Friedreich was involved in the establishment of pathological correlations, notably in research of muscular dystrophy, spinal ataxia and brain tumors. He is remembered today for "Friedreich's ataxia", which he identified in 1863. It is a degenerative disease with sclerosis of the spinal cord that affects a person's speech, balance and coordination.

== Associated eponyms ==
- "Friedreich's ataxia": a genetic neurodegenerative disorder characterized by an unusual gait pattern
- "Friedreich's disease" or Friedreich's syndrome (paramyoclonus multiplex): an hereditary disease characterized by brief, sudden muscular contractions in the proximal muscles of the extremities.
- "Friedreich's foot" or pes cavus: abnormally high arches in the feet.
- "Friedreich's sign": collapse of cervical veins that were previously distended during diastole (heart relaxation), and is caused by an adherent pericardium.
- "Friedreich's sound change": term for difference in tension (pitch of percussion note) in the cavum wall during expiration and inspiration.
- "Friedreich-Auerbach disease": hypertrophy of the tongue, ears and facial features. Named with anatomist Leopold Auerbach.
- "Friedreich-Erb-Arnold syndrome": An osteodermopathic syndrome characterized by a corrugated overgrowth of the scalp (bull-dog scalp or cutis verticis gyrata), facial hypertrophy, clubbed digits due to soft tissue hyperplasia, enlarged hands and feet and elephantiasis. Named with Wilhelm Erb and Julius Arnold (1835-1915).

== Selected publications ==
- Beiträge zur Lehre von den Geschwülsten innerhalb der Schädelhöhle. Habilitation thesis, 1853.
- Ein neuer Fall von Leukämie. In Virchow's Archiv für pathologische Anatomie und Physiologie und für klinische Medicin, Berlin, 1857, 12: 37-58. (First description of acute leukaemia).
- Die Krankheiten der Nase, des Kehlkopfes, der Trachea, der Schild- und Thymusdrüse. In Virchow’s Handbuch der speciellen Pathologie und Therapie. 1858. (Diseases of the nose, larynx, trachea, the thyroid and thymus).
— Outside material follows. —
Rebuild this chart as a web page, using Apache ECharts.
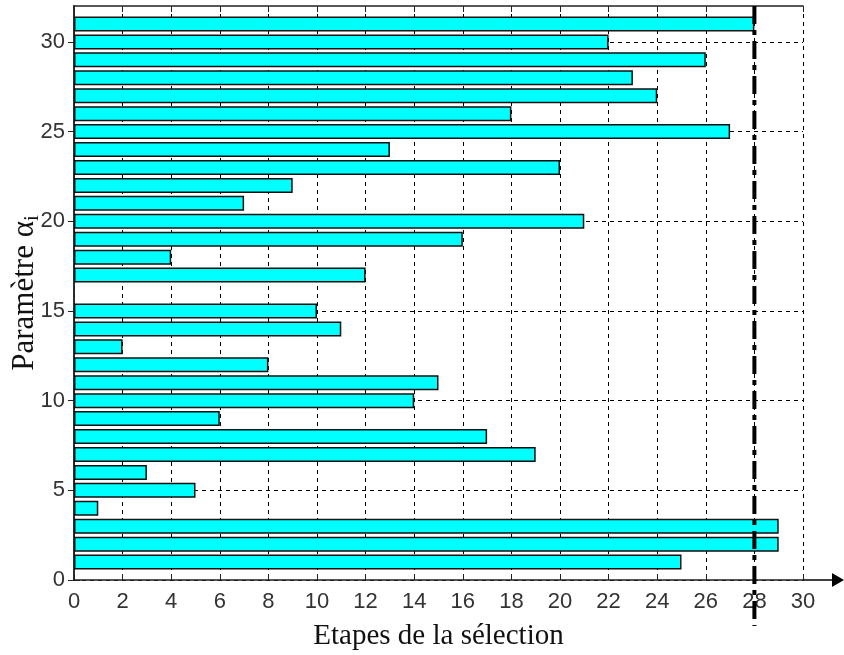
<!DOCTYPE html>
<html>
<head>
<meta charset="utf-8">
<script src="https://cdn.jsdelivr.net/npm/echarts@6/dist/echarts.min.js"></script>
<style>html,body{margin:0;padding:0;background:#fff}#c{width:844px;height:655px}</style>
</head>
<body>
<div id="c"></div>
<script>
// y positions (parameter index), 0..32
const categories = ['0','1','2','3','4','5','6','7','8','9','10','11','12','13','14','15','16','17','18','19','20','21','22','23','24','25','26','27','28','29','30','31','32'];
// selection step for each parameter (null = not selected)
const steps = [null,25,29,29,1,5,3,19,17,6,14,15,8,2,11,10,null,12,4,16,21,7,9,20,13,27,18,24,23,26,22,28,null];
const xMin = 0, xMax = 30, xInterval = 2;
const threshold = 28;
const xTitle = 'Etapes de la sélection';
const yTitle = 'Paramètre α{sub|i}';

const GL = 74, GR = 41, GT = 6, GB = 75;
const chart = echarts.init(document.getElementById('c'), null, {renderer: 'canvas'});
const labelFont = {fontFamily: 'Liberation Sans', fontSize: 22, color: '#333'};
const dash = {color: '#000', width: 1, type: [4, 4]};
const option = {
  animation: false,
  backgroundColor: '#fff',
  grid: {left: GL, right: GR, top: GT, bottom: GB, containLabel: false, outerBoundsMode: 'none'},
  xAxis: [{
    type: 'value', min: xMin, max: xMax, interval: xInterval, position: 'bottom',
    axisLine: {show: true, lineStyle: {color: '#222', width: 1.5}},
    axisTick: {show: true, inside: true, length: 6, lineStyle: {color: '#222'}},
    axisLabel: Object.assign({margin: 11}, labelFont),
    splitLine: {show: true, lineStyle: dash},
    name: xTitle, nameLocation: 'middle', nameGap: 42,
    nameTextStyle: {fontFamily: 'Liberation Serif', fontSize: 29, color: '#111', verticalAlign: 'top'}
  }, {
    type: 'value', min: xMin, max: xMax, interval: xInterval, position: 'top',
    axisLine: {show: true, lineStyle: {color: '#222', width: 1.5}},
    axisTick: {show: true, inside: true, length: 6, lineStyle: {color: '#222'}},
    axisLabel: {show: false}, splitLine: {show: false}
  }],
  yAxis: [{
    type: 'category', data: categories, boundaryGap: false, position: 'left',
    axisLine: {show: true, lineStyle: {color: '#222', width: 1.5}},
    axisTick: {show: true, inside: true, length: 6, interval: 4, lineStyle: {color: '#222'}},
    axisLabel: Object.assign({margin: 9, interval: 4}, labelFont),
    splitLine: {show: true, interval: 4, lineStyle: dash},
    name: yTitle, nameLocation: 'middle', nameGap: 34, nameRotate: 90, nameMoveOverlap: false,
    nameTextStyle: {fontFamily: 'Liberation Serif', fontSize: 31, color: '#111', lineHeight: 30,
      rich: {sub: {fontFamily: 'Liberation Serif', fontSize: 21, lineHeight: 30, padding: [15, 0, 0, 0], color: '#111'}}}
  }, {
    type: 'category', data: categories, boundaryGap: false, position: 'right',
    axisLine: {show: true, lineStyle: {color: '#222', width: 1.5}},
    axisTick: {show: true, inside: true, length: 6, interval: 4, lineStyle: {color: '#222'}},
    axisLabel: {show: false}, splitLine: {show: false}
  }],
  series: [{
    type: 'bar', xAxisIndex: 0, yAxisIndex: 0, data: steps, barWidth: 15,
    itemStyle: {color: '#00ffff', borderColor: '#111', borderWidth: 1.5},
    z: 3
  }]
};
chart.setOption(option);

const xT = chart.convertToPixel({xAxisIndex: 0}, threshold);
const xEnd = chart.convertToPixel({xAxisIndex: 0}, xMax);
const yBase = 655 - GB;
chart.setOption({
  graphic: [
    {type: 'line', z: 100, shape: {x1: xT, y1: GT, x2: xT, y2: yBase + 46},
     style: {stroke: '#000', lineWidth: 4, lineDash: [18, 6, 5, 6]}},
    {type: 'line', z: 100, shape: {x1: xEnd, y1: yBase, x2: 836, y2: yBase},
     style: {stroke: '#000', lineWidth: 1.5}},
    {type: 'polygon', z: 100, shape: {points: [[832, yBase - 7], [844, yBase], [832, yBase + 7]]},
     style: {fill: '#000'}}
  ]
});
</script>
</body>
</html>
- Ein Beitrag zur Pathologie der Trichinenkrankheit beim Menschen. In Virchow's Archiv für pathologische Anatomie und Physiologie und für klinische Medicin, Berlin, 1862, 25: 399-413. (A contribution to the pathology of trichinosis in humans).
- Die Krankheiten des Herzens. In Virchow’s Handbuch der speciellen Pathologie und Therapie. Erlangen, 1854, 5, 1 Abt, 385-530. 2nd edition, Erlangen, F. Enke, 1867. (Diseases of the heart).
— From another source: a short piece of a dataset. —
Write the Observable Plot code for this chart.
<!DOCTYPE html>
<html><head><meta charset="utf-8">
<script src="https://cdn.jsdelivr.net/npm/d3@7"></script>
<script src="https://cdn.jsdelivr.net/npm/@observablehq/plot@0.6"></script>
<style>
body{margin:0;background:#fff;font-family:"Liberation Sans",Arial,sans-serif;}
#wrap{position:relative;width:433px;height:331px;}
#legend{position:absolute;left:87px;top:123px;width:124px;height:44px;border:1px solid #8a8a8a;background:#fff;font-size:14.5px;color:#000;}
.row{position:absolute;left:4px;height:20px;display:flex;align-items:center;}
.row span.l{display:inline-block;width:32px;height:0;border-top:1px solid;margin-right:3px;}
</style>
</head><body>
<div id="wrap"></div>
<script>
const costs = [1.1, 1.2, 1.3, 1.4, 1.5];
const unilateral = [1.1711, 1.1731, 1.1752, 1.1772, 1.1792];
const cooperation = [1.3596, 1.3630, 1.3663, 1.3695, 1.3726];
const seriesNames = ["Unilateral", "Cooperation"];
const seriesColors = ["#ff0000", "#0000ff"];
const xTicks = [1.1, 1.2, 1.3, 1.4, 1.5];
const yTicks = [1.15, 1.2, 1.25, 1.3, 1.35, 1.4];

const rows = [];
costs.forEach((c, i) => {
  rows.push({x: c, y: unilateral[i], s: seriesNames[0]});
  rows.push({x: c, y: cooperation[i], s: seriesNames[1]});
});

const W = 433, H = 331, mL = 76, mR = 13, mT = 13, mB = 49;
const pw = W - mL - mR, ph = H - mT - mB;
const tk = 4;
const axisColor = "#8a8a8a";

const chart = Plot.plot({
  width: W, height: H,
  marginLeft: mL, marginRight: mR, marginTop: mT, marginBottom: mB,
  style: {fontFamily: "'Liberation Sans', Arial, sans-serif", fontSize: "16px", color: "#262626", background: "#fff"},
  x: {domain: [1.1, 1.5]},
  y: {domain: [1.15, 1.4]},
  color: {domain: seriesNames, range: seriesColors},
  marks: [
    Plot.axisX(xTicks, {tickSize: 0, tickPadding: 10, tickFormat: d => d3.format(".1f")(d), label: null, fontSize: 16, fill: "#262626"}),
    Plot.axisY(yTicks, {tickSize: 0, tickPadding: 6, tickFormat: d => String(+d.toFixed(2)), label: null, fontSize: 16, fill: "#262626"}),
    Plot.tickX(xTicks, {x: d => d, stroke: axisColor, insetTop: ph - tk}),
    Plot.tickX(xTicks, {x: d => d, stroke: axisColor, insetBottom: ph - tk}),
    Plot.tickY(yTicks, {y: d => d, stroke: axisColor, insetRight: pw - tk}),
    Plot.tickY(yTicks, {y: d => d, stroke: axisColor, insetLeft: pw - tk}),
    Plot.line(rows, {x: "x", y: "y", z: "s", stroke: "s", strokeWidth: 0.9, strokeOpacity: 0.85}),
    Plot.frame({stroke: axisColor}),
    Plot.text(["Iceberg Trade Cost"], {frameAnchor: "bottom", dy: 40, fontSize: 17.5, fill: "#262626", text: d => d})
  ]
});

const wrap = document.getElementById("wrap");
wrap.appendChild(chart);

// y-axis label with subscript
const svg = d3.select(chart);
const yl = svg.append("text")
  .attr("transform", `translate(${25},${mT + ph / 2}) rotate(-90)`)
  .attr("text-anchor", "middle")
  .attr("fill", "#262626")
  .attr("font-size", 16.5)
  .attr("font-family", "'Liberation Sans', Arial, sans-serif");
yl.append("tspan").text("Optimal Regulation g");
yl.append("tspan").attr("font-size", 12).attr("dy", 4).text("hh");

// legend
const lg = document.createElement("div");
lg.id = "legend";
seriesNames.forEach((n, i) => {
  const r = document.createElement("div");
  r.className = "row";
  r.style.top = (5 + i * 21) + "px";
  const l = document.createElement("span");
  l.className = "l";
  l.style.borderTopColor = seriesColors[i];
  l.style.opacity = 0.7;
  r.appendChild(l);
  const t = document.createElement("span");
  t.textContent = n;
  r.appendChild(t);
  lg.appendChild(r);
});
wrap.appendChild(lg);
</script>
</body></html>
- Ueber degenerative Atrophie der spinalen Hinterstränge In Virchow's Archiv für pathologische Anatomie und Physiologie und für klinische Medicin, Berlin, (A) 26: 391, 433; 1863. (On degenerative atrophy of the spinal dorsal columns).
- Ueber Ataxie mit besonderer berücksichtigung der hereditären Formen. In Virchow's Archiv für pathologische Anatomie und Physiologie und für klinische Medicin, Berlin, 1863. (On ataxia with special reference to hereditary forms).
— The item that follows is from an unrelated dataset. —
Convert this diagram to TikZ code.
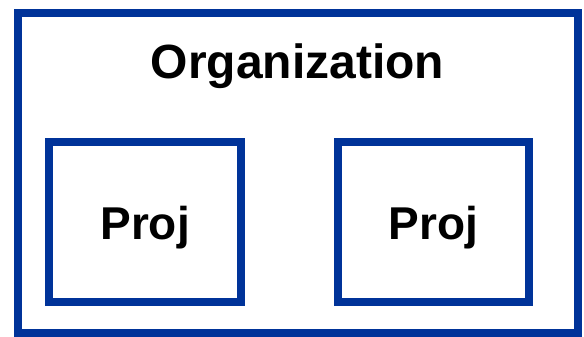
\documentclass[tikz,border=0pt]{standalone}
\usepackage{fontspec}
\setmainfont{Liberation Sans}
\definecolor{orgblue}{RGB}{0,51,153}
\begin{document}
\begin{tikzpicture}[x=1pt,y=-1pt,
  box/.style={draw=orgblue, line width=8pt, fill=white, inner sep=0pt, outer sep=0pt},
  lbl/.style={font=\fontsize{46}{50}\selectfont\bfseries, inner sep=0pt, anchor=base}]
\useasboundingbox (0,0) rectangle (584,337);
\node[box, minimum width=560pt, minimum height=319.5pt] (org) at (297.5,173.25) {};
\node[box, minimum width=191.7pt, minimum height=160pt] (p1) at (145.15,221.5) {};
\node[box, minimum width=191.5pt, minimum height=160pt] (p2) at (433.25,221.5) {};
\node[lbl, font=\fontsize{48}{52}\selectfont\bfseries] (orgt) at (297.5,78) {Organization};
\node[lbl] (p1t) at (p1.center |- 0,239.3) {Proj};
\node[lbl] (p2t) at (p2.center |- 0,239.3) {Proj};
\end{tikzpicture}
\end{document}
- Die Heidelberger Baracken für Krigesepidemien während des Feldzuges 1870 und 1871, Heidelberg, 1871.
- Ueber progressive Muskelatrophie, über wahre und falsche Muskelatrophie, Berlin, 1873.
- Der acute Milztumor und seine Beziehungen zu den acuten Infektionskrankheiten. In Volkmann’s Sammlung klinischer Vorträge, Leipzig, 1874.
- Paramyoklonus multiplex. In Virchow's Archiv für pathologische Anatomie und Physiologie, und für klinische Medicin, Berlin, 1881, 86: 421-430. (First description of paramyoclonus multiplex, Friedreich’s disease).